Autumn always feels so big. The transitions that occur during this season seem to outweigh most others, and my urge to introduce color and light into darker days grows more insistent. These months are my strong time though, when mushrooms start fruiting from the folds in my brain, and desires for creativity and cozy community grow stronger. And when I feel I have more company going into the dark.
Thank goodness for that well of strength, because I’m embarking on a few new adventures this Fall, some by choice and some by circumstance, and quite frankly I’m exhausted at the moment. This post will be a shorter one than usual because I’m a little swept up in it all, but it was certainly time to connect with you dear readers.
Transitions.
I’m sure you all have your own unique relationships with change and if you’re like me you usually do better with transitions you have yourself invited versus the ones that are imposed upon you. If you’re a successful roller with whatever comes your way then you are one of the people I have probably admired with awe and respect over the years, as I’ve leaned into more opportunities to exercise those muscles. I can feel the progress and benefit for sure.
The recent changes I’ve invited include volunteering at Dougy Center, a grief center for youth and their adult caregivers in Portland. As their extensive training ended last week, another training started with INELDA, an End of Life Doula organization. That training will keep me pretty busy through the end of this month. Both of these experiences align with my nearly two-decade long desire to help people actualize their beliefs at the end of life whether it be how they die or what happens to their bodies afterward.
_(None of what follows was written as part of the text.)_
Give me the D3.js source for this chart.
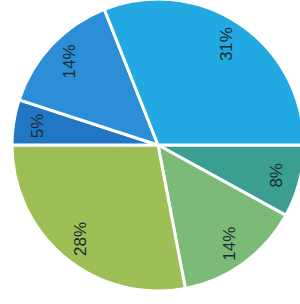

There are some changes, however, that I haven’t invited and have been taking up a bit of heart and head space as well. A close family member was diagnosed with cancer a few weeks ago and it has been a slow process of discovery as she move’s through the medical system. It is a true test of patience and going with the flow for me, especially since they are in Michigan and I want to be helpful. So, it’s giving me some time to muse and reflect on things...like…
Senescence…
It is the gorgeous scientific word for deterioration in the aging process. Is it just me, or could this word sound pleasing in parseltongue? Like Hyacinth.
In biology, senescence is when the cells permanently stop dividing, but don’t die, so they just kind of build up in the body of the organism.
Many leaves go through senescence each autumn, turning colors and dropping to the ground.
Giant Pacific Octopuses go through senescence during the last month of their lives, laying eggs and caring for them until they die doing so.
Salmon go through senescence as they travel miles upriver to their spawning beds to mate, lay eggs and die, becoming food for forest ecosystems.
Humans clearly go through senescence as well, after a certain age or after certain injuries occur.
Cancer is not senescent. It is what makes it so hard for us to combat it. Cancer researchers are on the constant prowl for ways to introduce senescence to cancer cells, keeping them from further dividing. So, tonight, in my very best parseltongue, I imagine myself whispering senescence deep into those cells across thousands of miles…and I like it. Harry Potter nerds, what does this mean about me? I’ve always considered myself Team Ravenpuff. Am I in trouble? Discuss.
To the rest of you, I leave you pondering how all our Autumn months end in -er.
Goodnight all and thanks for being here.